* **Task to complete**
The listing below holds pictures; exclude them. Return exactly the lines from the one with "Emit a Python" through the one with "import pandas as pd".

Source code of charts
+ + + +

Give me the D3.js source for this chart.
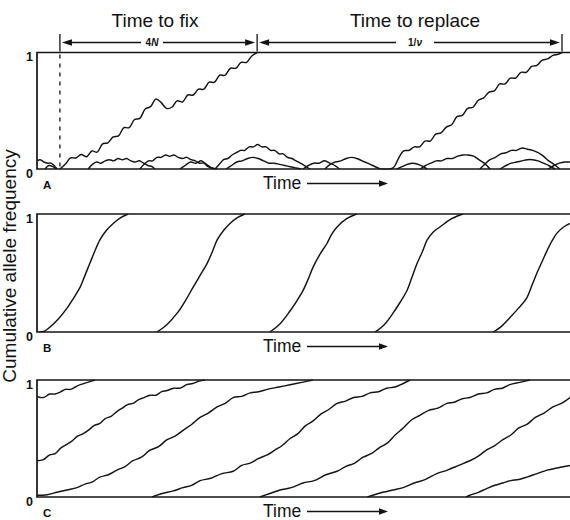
<!DOCTYPE html>
<html><head><meta charset="utf-8">
<script src="https://cdn.jsdelivr.net/npm/d3@7"></script>
<style>
body{margin:0;background:#fff}
text{font-family:"Liberation Sans",Arial,Helvetica,sans-serif;fill:#111}
</style>
</head><body>
<svg id="c" width="570" height="520"></svg>
<script>
// ---------- text ----------
const panelLetters = ["A", "B", "C"];
const yTickLabels = ["0", "1"];
const axisLabel = "Cumulative allele frequency";
const timeLabel = "Time";
const topLabels = ["Time to fix", "Time to replace"];
const spanLabels = [["4", "N"], ["1/", "ν"]];
// time markers in panel A: origin of the fixing allele, its fixation, next fixation
const markerTimes = [4.3, 41.3, 98.5];

// ---------- data: [time, cumulative frequency] ----------
// Panel A: low mutation rate, neutral drift
const A_fix1 = [[4.3,0],[5.3,0.04],[6.3,0.095],[7.3,0.095],[8.3,0.125],[9.3,0.105],[10.3,0.155],[11.3,0.145],[12.3,0.215],[13.3,0.225],[14.3,0.275],[15.3,0.285],[16.3,0.355],[17.3,0.355],[18.3,0.425],[19.3,0.435],[20.3,0.515],[21.3,0.535],[22.3,0.6],[23.3,0.57],[24.3,0.52],[25.3,0.53],[26.3,0.585],[27.3,0.575],[28.3,0.635],[29.3,0.635],[30.3,0.685],[31.3,0.685],[32.3,0.745],[33.3,0.745],[34.3,0.805],[35.3,0.805],[36.3,0.865],[37.3,0.865],[38.3,0.915],[39.3,0.915],[40.3,0.97],[41.3,1]];
const A_fix2 = [[64.5,0],[66.8,0.01],[67.8,0.09],[68.8,0.155],[69.8,0.16],[70.8,0.19],[71.8,0.19],[72.8,0.24],[73.8,0.24],[74.8,0.30],[75.8,0.31],[76.8,0.36],[77.8,0.38],[78.8,0.45],[79.8,0.46],[80.8,0.52],[81.8,0.53],[82.8,0.59],[83.8,0.61],[84.8,0.66],[85.8,0.67],[86.8,0.73],[87.8,0.73],[88.8,0.78],[89.8,0.78],[90.8,0.83],[91.8,0.83],[92.8,0.88],[93.8,0.89],[94.8,0.935],[95.8,0.945],[96.8,0.975],[97.8,0.985],[98.5,1]];
const A_lost1 = [[0,0.07],[0.6,0.08],[1.3,0.06],[2.0,0.05],[2.6,0.05],[3.2,0.03],[3.8,0.0]];
const A_lost2 = [[1.5,0.0],[2.2,0.03],[3.0,0.02],[3.6,0]];
const A_lost3 = [[9.6,0],[10.4,0.04],[11.2,0.06],[12.0,0.05],[12.8,0.07],[13.6,0.08],[14.4,0.07],[15.2,0.09],[16.0,0.08],[16.8,0.09],[17.6,0.07],[18.4,0.06],[19.2,0.07],[20.0,0.05],[20.8,0.03],[21.6,0.02],[22.1,0]];
const A_lost4 = [[19.3,0],[20.1,0.04],[20.9,0.07],[21.7,0.07],[22.5,0.10],[23.3,0.10],[24.1,0.12],[24.9,0.11],[25.7,0.12],[26.5,0.10],[27.3,0.09],[28.1,0.10],[28.9,0.08],[29.7,0.07],[30.5,0.05],[31.3,0.05],[32.1,0.02],[33.4,0]];
const A_lost5 = [[26.8,0],[27.8,0.03],[28.8,0.06],[29.8,0.05],[30.8,0.07],[31.8,0.04],[32.8,0.01],[33.8,0]];
const A_lost6 = [[33.4,0],[34.2,0.04],[35.0,0.08],[35.8,0.09],[36.6,0.12],[37.4,0.14],[38.2,0.16],[39.0,0.16],[39.8,0.19],[40.6,0.19],[41.4,0.21],[42.2,0.19],[43.0,0.19],[43.8,0.16],[44.6,0.16],[45.4,0.13],[46.2,0.13],[47.0,0.10],[47.8,0.09],[48.6,0.07],[49.4,0.05],[50.2,0.03],[51.2,0]];
const A_lost7 = [[35.5,0],[36.5,0.03],[37.5,0.06],[38.5,0.07],[39.5,0.09],[40.5,0.10],[41.5,0.09],[42.5,0.07],[43.5,0.05],[44.5,0.05],[45.5,0.04],[46.5,0.03],[47.5,0.02],[48.5,0.01],[49.5,0]];
const A_lost8 = [[49.9,0],[50.9,0.03],[51.9,0.05],[52.9,0.05],[53.9,0.07],[54.9,0.05],[55.9,0.03],[56.8,0]];
const A_lost9 = [[54,0],[55,0.04],[56,0.06],[57,0.07],[58,0.09],[59,0.10],[60,0.09],[61,0.07],[62,0.05],[63,0.03],[64.4,0]];
const A_lost10 = [[67.5,0],[68.5,0.02],[69.5,0.04],[70.5,0.05],[71.5,0.04],[72.5,0.02],[73.2,0]];
const A_lost11 = [[71.9,0],[72.9,0.03],[73.9,0.05],[74.9,0.07],[75.9,0.07],[76.9,0.09],[77.9,0.09],[78.9,0.11],[79.9,0.12],[80.9,0.12],[81.9,0.11],[82.9,0.08],[83.9,0.05],[85,0]];
const A_lost12 = [[83.1,0],[84,0.04],[85,0.08],[86,0.10],[87,0.13],[88,0.14],[89,0.16],[90,0.16],[91,0.18],[92,0.17],[93,0.16],[94,0.14],[95,0.11],[96,0.07],[97,0.04],[98.1,0]];
const A_lost13 = [[86.9,0],[88,0.03],[89,0.05],[90,0.06],[91,0.07],[92,0.08],[93,0.08],[94,0.07],[95,0.05],[96,0.03],[97.2,0]];
const A_lost14 = [[95.9,0],[97,0.03],[98,0.05],[99,0.06],[100,0.06]];

// Panel B: advantageous substitutions
const B_1 = [[0.4,0],[1.5,0.01],[2.4,0.04],[4,0.11],[5.6,0.2],[6.9,0.29],[8.1,0.38],[9,0.48],[9.9,0.58],[10.8,0.68],[11.8,0.78],[13,0.86],[14.3,0.92],[15.7,0.97],[17.1,1]];
const B_2 = [[22.5,0],[24.3,0.06],[26.3,0.16],[27.9,0.27],[29.3,0.38],[30.6,0.48],[31.9,0.58],[32.9,0.68],[33.8,0.78],[35,0.86],[36.2,0.92],[37.6,0.97],[39,1]];
const B_3 = [[43.7,0],[45.6,0.07],[47.5,0.18],[48.7,0.26],[49.9,0.35],[50.9,0.45],[51.8,0.55],[53.1,0.66],[54.4,0.75],[55.3,0.83],[56.3,0.89],[58.1,0.96],[60,1]];
const B_4 = [[63.4,0],[65.1,0.06],[66.8,0.16],[68.1,0.25],[69.4,0.35],[70.4,0.47],[71.3,0.58],[72.3,0.68],[73.2,0.78],[74.4,0.85],[75.6,0.89],[77.8,0.96],[79.9,1]];
const B_5 = [[85.6,0],[87.2,0.05],[88.7,0.12],[90.3,0.2],[91.9,0.29],[92.9,0.4],[93.8,0.5],[94.8,0.6],[95.7,0.69],[96.6,0.77],[97.6,0.84],[98.8,0.89],[100,0.92]];

// Panel C: high mutation rate, overlapping trajectories
const C_1 = [[0,0.86],[1.2,0.85],[2.4,0.88],[3.4,0.88],[4.5,0.9],[5.3,0.92],[6.3,0.92],[7.2,0.94],[8.1,0.96],[9.5,0.98],[10.9,1]];
const C_2 = [[0,0.31],[1.2,0.32],[2.4,0.36],[3.4,0.37],[4.5,0.42],[5.6,0.45],[6.6,0.48],[7.6,0.52],[8.6,0.54],[9.6,0.57],[10.7,0.61],[11.8,0.63],[12.8,0.67],[13.9,0.69],[15,0.73],[16,0.76],[17,0.79],[18,0.80],[19,0.83],[20.1,0.85],[21.2,0.87],[22.3,0.87],[23.4,0.90],[24.4,0.91],[25.6,0.93],[26.8,0.93],[28.1,0.96],[29.2,0.97],[30.4,0.99],[31.5,1]];
const C_3 = [[0,0.015],[1.9,0.02],[3.75,0.04],[5.6,0.06],[7.5,0.08],[9.0,0.11],[10.4,0.13],[11.8,0.17],[13.4,0.19],[15,0.23],[16.5,0.26],[18,0.31],[19.6,0.34],[21.2,0.40],[22.8,0.43],[24.4,0.49],[25.9,0.52],[27.4,0.57],[29,0.62],[30.6,0.68],[32.2,0.72],[33.8,0.77],[35.3,0.80],[36.8,0.85],[38.4,0.86],[40,0.89],[41.6,0.90],[43.2,0.92],[45.4,0.94],[47.5,0.96],[49.7,0.98],[51.8,1]];
const C_4 = [[21.6,0],[23.5,0.03],[25.4,0.05],[27.4,0.08],[29,0.10],[30.6,0.14],[32.6,0.16],[34.7,0.2],[36.8,0.22],[38.4,0.27],[40,0.29],[41.6,0.33],[43.2,0.36],[44.6,0.40],[46,0.44],[47.5,0.5],[48.9,0.54],[50.4,0.61],[51.8,0.65],[53.3,0.71],[54.8,0.75],[56.3,0.8],[57.9,0.82],[59.4,0.85],[61,0.86],[62.5,0.89],[64.1,0.90],[65.6,0.93],[67.2,0.94],[68.7,0.97],[70,1]];
const C_5 = [[41.8,0],[43.7,0.03],[45.6,0.06],[47.7,0.08],[49.9,0.12],[52,0.14],[54.2,0.19],[56.3,0.22],[57.9,0.26],[59.6,0.29],[61.2,0.34],[62.7,0.37],[64.2,0.42],[65.7,0.46],[67.2,0.53],[68.7,0.59],[70.3,0.66],[71.9,0.70],[73.5,0.74],[75.2,0.76],[76.9,0.8],[78.3,0.81],[79.8,0.84],[81.2,0.85],[82.8,0.88],[84.4,0.89],[85.8,0.92],[87.3,0.93],[88.7,0.96],[90.6,0.98],[92.5,1]];
const C_6 = [[62,0],[63,0.015],[64.9,0.04],[66.8,0.06],[68.7,0.08],[70.8,0.12],[72.9,0.15],[75,0.2],[77,0.23],[79.1,0.27],[81.2,0.31],[82.8,0.35],[84.3,0.40],[85.9,0.44],[87.4,0.49],[88.9,0.53],[90.4,0.59],[91.9,0.62],[93.5,0.68],[95.2,0.72],[96.8,0.77],[98.4,0.80],[100,0.85]];
const C_7 = [[80.5,0],[81.2,0.015],[82.8,0.04],[84.3,0.07],[85.9,0.1],[87.4,0.12],[88.9,0.14],[90.4,0.15],[91.9,0.17],[93.8,0.2],[95.7,0.23],[97.8,0.25],[100,0.27]];

const panelSeries = [
  [A_fix1, A_fix2, A_lost1, A_lost2, A_lost3, A_lost4, A_lost5, A_lost6, A_lost7, A_lost8, A_lost9, A_lost10, A_lost11, A_lost12, A_lost13, A_lost14],
  [B_1, B_2, B_3, B_4, B_5],
  [C_1, C_2, C_3, C_4, C_5, C_6, C_7]
];

// ---------- layout ----------
const svg = d3.select("#c");
const ink = "#141414";
const x = d3.scaleLinear().domain([0, 100]).range([37, 570]);
const panels = [{top: 52.5, bottom: 169}, {top: 214, bottom: 332}, {top: 380, bottom: 497}];

panels.forEach((p, i) => {
  const y = d3.scaleLinear().domain([0, 1]).range([p.bottom, p.top]);
  const g = svg.append("g");
  const cid = "clip" + i;
  svg.append("clipPath").attr("id", cid).append("rect")
    .attr("x", x(0)).attr("y", y(1) - 0.5).attr("width", x(100) - x(0)).attr("height", y(0) - y(1) + 1);

  const line = d3.line().x(d => x(d[0])).y(d => y(d[1])).curve(d3.curveCatmullRom.alpha(0.5));
  g.append("g").attr("clip-path", `url(#${cid})`)
    .selectAll("path").data(panelSeries[i]).join("path")
    .attr("d", line).attr("fill", "none").attr("stroke", ink)
    .attr("stroke-width", 1.45).attr("stroke-linejoin", "round");

  // frame: left, top, bottom (open on the right)
  g.append("path")
    .attr("d", `M${x(100)},${y(1)}H${x(0)}V${y(0)}H${x(100)}`)
    .attr("fill", "none").attr("stroke", ink).attr("stroke-width", 1.7);

  // 0 / 1 labels
  g.selectAll("text.tick").data(yTickLabels).join("text").attr("class", "tick")
    .attr("x", x(0) - 4).attr("y", d => y(+d) + 8.5)
    .attr("text-anchor", "end").attr("font-size", 12.5).attr("font-weight", "bold").text(d => d);

  // panel letter
  g.append("text").attr("x", x(0) + 6).attr("y", y(0) + 19.5)
    .attr("font-size", 11.5).attr("font-weight", "bold").text(panelLetters[i]);

  // Time ->
  g.append("text").attr("x", 263).attr("y", y(0) + 19.5)
    .attr("font-size", 17.5).text(timeLabel);
  g.append("line").attr("x1", 307).attr("x2", 382).attr("y1", y(0) + 14.5).attr("y2", y(0) + 14.5)
    .attr("stroke", ink).attr("stroke-width", 1.3);
  g.append("path").attr("d", `M388,${y(0) + 14.5}l-9,-3.3v6.6z`).attr("fill", ink);

  if (i === 0) {
    const ya = 42.5;
    const xs = markerTimes.map(x);
    xs.forEach(px => {
      g.append("line").attr("x1", px).attr("x2", px).attr("y1", 34).attr("y2", y(1) - 1)
        .attr("stroke", ink).attr("stroke-width", 1.3);
    });
    g.append("line").attr("x1", xs[0]).attr("x2", xs[0]).attr("y1", y(1) + 2).attr("y2", y(0))
      .attr("stroke", ink).attr("stroke-width", 1.3).attr("stroke-dasharray", "4,5");
    const spans = [[xs[0], xs[1], 152], [xs[1], xs[2], 415]];
    spans.forEach(([a, b, c], k) => {
      const gap = k === 0 ? 11 : 19;
      g.append("line").attr("x1", a + 6).attr("x2", c - gap).attr("y1", ya).attr("y2", ya)
        .attr("stroke", ink).attr("stroke-width", 1.3);
      g.append("line").attr("x1", c + gap).attr("x2", b - 6).attr("y1", ya).attr("y2", ya)
        .attr("stroke", ink).attr("stroke-width", 1.3);
      g.append("path").attr("d", `M${a + 2},${ya}l10,-3.2v6.4z`).attr("fill", ink);
      g.append("path").attr("d", `M${b - 2},${ya}l-10,-3.2v6.4z`).attr("fill", ink);
      const t = g.append("text").attr("x", c).attr("y", ya + 3.5).attr("text-anchor", "middle")
        .attr("font-size", 10).attr("font-weight", "bold");
      t.append("tspan").text(spanLabels[k][0]);
      t.append("tspan").attr("font-style", "italic").text(spanLabels[k][1]);
      svg.append("text").attr("x", [155, 415][k]).attr("y", 27).attr("text-anchor", "middle")
        .attr("font-size", 19).text(topLabels[k]);
    });
  }
});

svg.append("text").attr("transform", "translate(16,266) rotate(-90)")
  .attr("text-anchor", "middle").attr("font-size", 19).text(axisLabel);
</script>
</body></html>
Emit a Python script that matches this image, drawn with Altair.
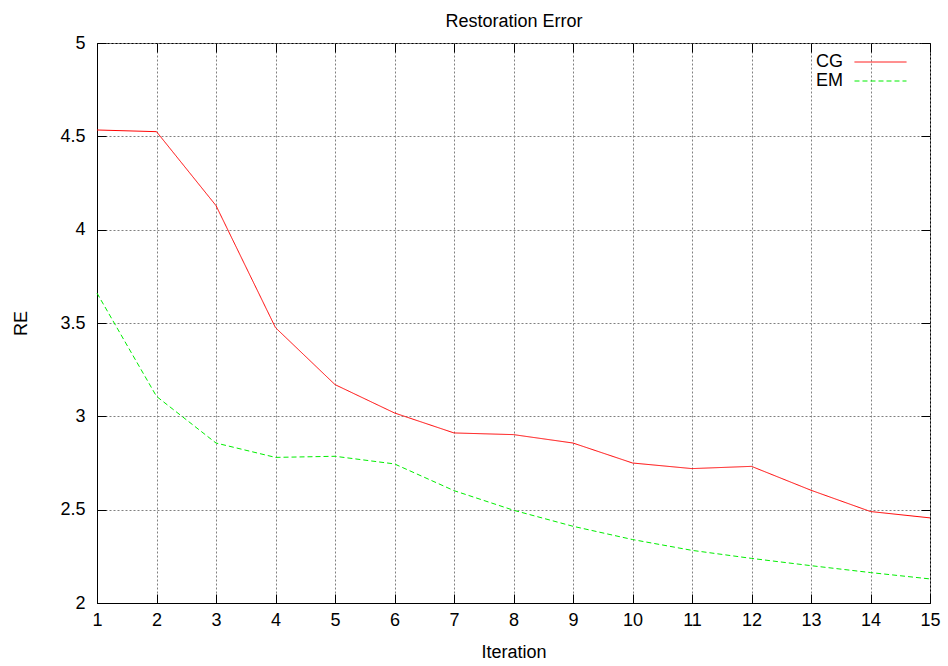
import altair as alt
import pandas as pd

# ---- data ----
iterations = list(range(1, 16))
cg_values = [4.534, 4.525, 4.129, 3.475, 3.170, 3.018, 2.911, 2.902, 2.857,
             2.750, 2.720, 2.732, 2.604, 2.490, 2.456]
em_values = [3.660, 3.107, 2.857, 2.780, 2.786, 2.745, 2.602, 2.497, 2.411,
             2.340, 2.282, 2.239, 2.200, 2.163, 2.129]
series_names = ["CG", "EM"]
x_ticks = list(range(1, 16))
y_ticks = [2, 2.5, 3, 3.5, 4, 4.5, 5]
chart_title = "Restoration Error"

line_colors = ["#ff0000", "#00ee00"]
line_dashes = [[1, 0], [5, 3]]

df = pd.DataFrame({
    "Iteration": iterations + iterations,
    "RE": cg_values + em_values,
    "Series": [series_names[0]] * len(iterations) + [series_names[1]] * len(iterations),
})

FONT = "Liberation Sans"
FS = 18
INWARD = {"expr": "-9"}

legend = alt.Legend(
    title=None,
    orient="none",
    legendX=774,
    legendY=9.5,
    padding=0,
    symbolType="M-2.89,0H2.89",
    symbolSize=324,
    symbolStrokeWidth=1,
    symbolFillColor="transparent",
    labelAlign="right",
    labelOffset={"expr": "-47"},
    labelFont=FONT,
    labelFontSize=FS,
    labelColor="black",
    rowPadding=0,
)

x_scale = alt.Scale(domain=[1, 15], nice=False, zero=False)
y_scale = alt.Scale(domain=[2, 5], nice=False, zero=False)

lines = alt.Chart(df).mark_line(strokeWidth=1).encode(
    x=alt.X(
        "Iteration:Q", scale=x_scale,
        axis=alt.Axis(
            values=x_ticks, title="Iteration", format="d",
            labelFlush=False, labelOverlap=False, ticks=True, tickSize=INWARD,
            labelPadding=17, titleX=416.5, titleY=54,
            titleBaseline="alphabetic", titleAlign="center",
        ),
    ),
    y=alt.Y(
        "RE:Q", scale=y_scale,
        axis=alt.Axis(
            values=y_ticks, title="RE", format="~g",
            labelFlush=False, labelOverlap=False, ticks=True, tickSize=INWARD,
            labelPadding=21, titleX=-71, titleY=280,
            titleBaseline="alphabetic", titleAlign="center", titleAngle=270,
        ),
    ),
    color=alt.Color("Series:N", scale=alt.Scale(domain=series_names, range=line_colors), legend=legend),
    strokeDash=alt.StrokeDash("Series:N", scale=alt.Scale(domain=series_names, range=line_dashes), legend=legend),
)

# invisible layer carrying the mirrored top/right axes; the top one carries the chart title
frame_layer = alt.Chart(df).mark_point(opacity=0).encode(
    x=alt.X(
        "Iteration:Q", scale=x_scale,
        axis=alt.Axis(
            orient="top", title=chart_title, labels=False, values=x_ticks,
            ticks=True, tickSize=INWARD, domain=False, grid=False,
            titleX=416.5, titleY=-17, titleBaseline="alphabetic", titleAlign="center",
        ),
    ),
    y=alt.Y(
        "RE:Q", scale=y_scale,
        axis=alt.Axis(
            orient="right", title=None, labels=False, values=y_ticks,
            ticks=True, tickSize=INWARD, domain=False, grid=False,
        ),
    ),
)

chart = alt.layer(lines, frame_layer).resolve_axis(x="independent", y="independent").properties(
    width=833,
    height=560,
    background="white",
    autosize=alt.AutoSizeParams(type="none"),
    padding={"left": 97, "top": 43, "right": 18, "bottom": 63},
).configure_axis(
    labelFont=FONT, labelFontSize=FS, labelColor="black",
    titleFont=FONT, titleFontSize=FS, titleFontWeight="normal", titleColor="black",
    domainColor="black", domainWidth=1,
    tickColor="black", tickWidth=1,
    gridColor="#808080", gridDash=[2, 2], gridWidth=1, gridOpacity=1,
).configure_view(
    stroke="black", strokeWidth=1,
)

chart.save("out.html", embed_options={"renderer": "svg", "actions": False})
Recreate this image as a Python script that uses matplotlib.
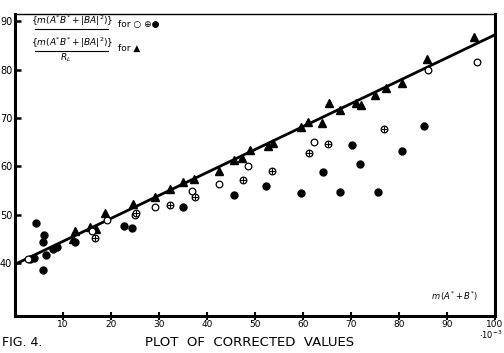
import matplotlib
matplotlib.use("Agg")
import matplotlib.pyplot as plt

# ---- data ----
tri_x = [12.0, 12.5, 15.6, 16.8, 18.7, 24.6, 29.2, 32.2, 35.1, 37.3, 42.4, 45.7, 47.2, 48.9,
         52.7, 53.8, 59.6, 61.1, 63.9, 65.4, 67.7, 71.0, 72.0, 75.0, 77.2, 80.6, 85.8, 95.7]
tri_y = [45.0, 46.5, 47.5, 47.0, 50.4, 52.2, 53.6, 55.3, 56.8, 57.4, 59.1, 61.2, 61.8, 63.3,
         64.2, 64.9, 68.1, 69.2, 69.0, 73.0, 71.7, 73.0, 72.7, 74.7, 76.1, 77.2, 82.2, 86.8]

open_x = [2.8, 16.1, 19.1, 25.0, 29.2, 36.8, 42.4, 48.6, 62.3, 86.1, 96.3]
open_y = [40.8, 46.6, 48.9, 49.8, 51.5, 54.9, 56.3, 60.0, 65.0, 80.0, 81.6]

cross_x = [16.7, 25.2, 32.2, 37.5, 47.4, 53.5, 61.3, 65.3, 76.9]
cross_y = [45.1, 50.4, 52.0, 53.7, 57.1, 59.0, 62.7, 64.6, 67.7]

fill_x = [3.1, 4.0, 4.4, 5.8, 6.1, 6.4, 5.8, 8.0, 8.8, 12.5, 22.8, 24.3, 35.1, 45.6,
          52.3, 59.5, 64.2, 67.8, 70.3, 71.9, 75.6, 80.7, 85.2]
fill_y = [40.7, 41.0, 48.3, 44.4, 45.7, 41.6, 38.6, 42.8, 43.2, 44.4, 47.6, 47.2, 51.5, 54.0,
          55.9, 54.5, 58.7, 54.6, 64.4, 60.4, 54.7, 63.1, 68.3]

fit_x = [0, 100]
fit_y = [39.7, 87.2]

xticks = [10, 20, 30, 40, 50, 60, 70, 80, 90, 100]
yticks = [40, 50, 60, 70, 80, 90]

# ---- figure ----
fig = plt.figure(figsize=(5.04, 3.53), dpi=100)
ax = fig.add_axes([15/504, 1-316/353, (495-15)/504, (316-14)/353])
ax.set_xlim(0, 100)
ax.set_ylim(29, 91.5)

ax.plot(fit_x, fit_y, color="black", lw=2.0, zorder=2)
ax.plot(tri_x, tri_y, ls="none", marker="^", ms=5.8, color="black", zorder=3)
ax.plot(fill_x, fill_y, ls="none", marker="o", ms=5.0, color="black", zorder=3)
ax.plot(open_x, open_y, ls="none", marker="o", ms=4.8, mfc="white", mec="black", mew=0.9, zorder=3)
ax.plot(cross_x, cross_y, ls="none", marker="o", ms=4.8, mfc="white", mec="black", mew=0.9, zorder=3)
ax.plot(cross_x, cross_y, ls="none", marker="+", ms=4.8, color="black", mew=0.8, zorder=4)

for side in ["left", "bottom", "right"]:
    ax.spines[side].set_linewidth(2.2)
ax.spines["top"].set_linewidth(1.0)

ax.set_xticks(xticks)
ax.set_xticklabels([str(t) for t in xticks], fontsize=6.5)
ax.set_yticks(yticks)
ax.set_yticklabels([str(t) for t in yticks], fontsize=7)
ax.tick_params(axis="x", direction="inout", length=6, width=1.5, pad=0)
ax.tick_params(axis="y", direction="in", length=4, width=1.8, pad=2)

# axis annotations
fig.text(503/504, 1-335/353, r"$\cdot10^{-3}$", ha="right", va="center", fontsize=6)
ax.text(91.5, 33.0, r"$m\,(A^{*}+B^{*})$", ha="center", va="center", fontsize=6)

# legend-like fraction text
fig.text(72/504, 1-21/353, r"$\{m(A^{*}B^{*}+|BA|^{2})\}$", ha="center", va="center", fontsize=6.5)
fig.add_artist(plt.Line2D([35/504, 108/504], [1-29/353, 1-29/353], color="black", lw=0.8))
fig.text(118/504, 1-24/353, "for ○ ⊕●", ha="left", va="center", fontsize=6.5)
fig.text(72/504, 1-43/353, r"$\{m(A^{*}B^{*}+|BA|^{2})\}$", ha="center", va="center", fontsize=6.5)
fig.add_artist(plt.Line2D([35/504, 108/504], [1-51/353, 1-51/353], color="black", lw=0.8))
fig.text(66/504, 1-58/353, r"$R_{L}$", ha="center", va="center", fontsize=6.5)
fig.text(118/504, 1-48/353, "for ▲", ha="left", va="center", fontsize=6.5)

fig.text(2/504, 1-343/353, "FIG. 4.", ha="left", va="center", fontsize=9)
fig.text(250/504, 1-343/353, "PLOT  OF  CORRECTED  VALUES", ha="center", va="center", fontsize=9.5)

fig.savefig("out.png", dpi=100)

+ + + +

* **Final answer**
Emit a Python script that matches this image, drawn with Altair.
import altair as alt
import pandas as pd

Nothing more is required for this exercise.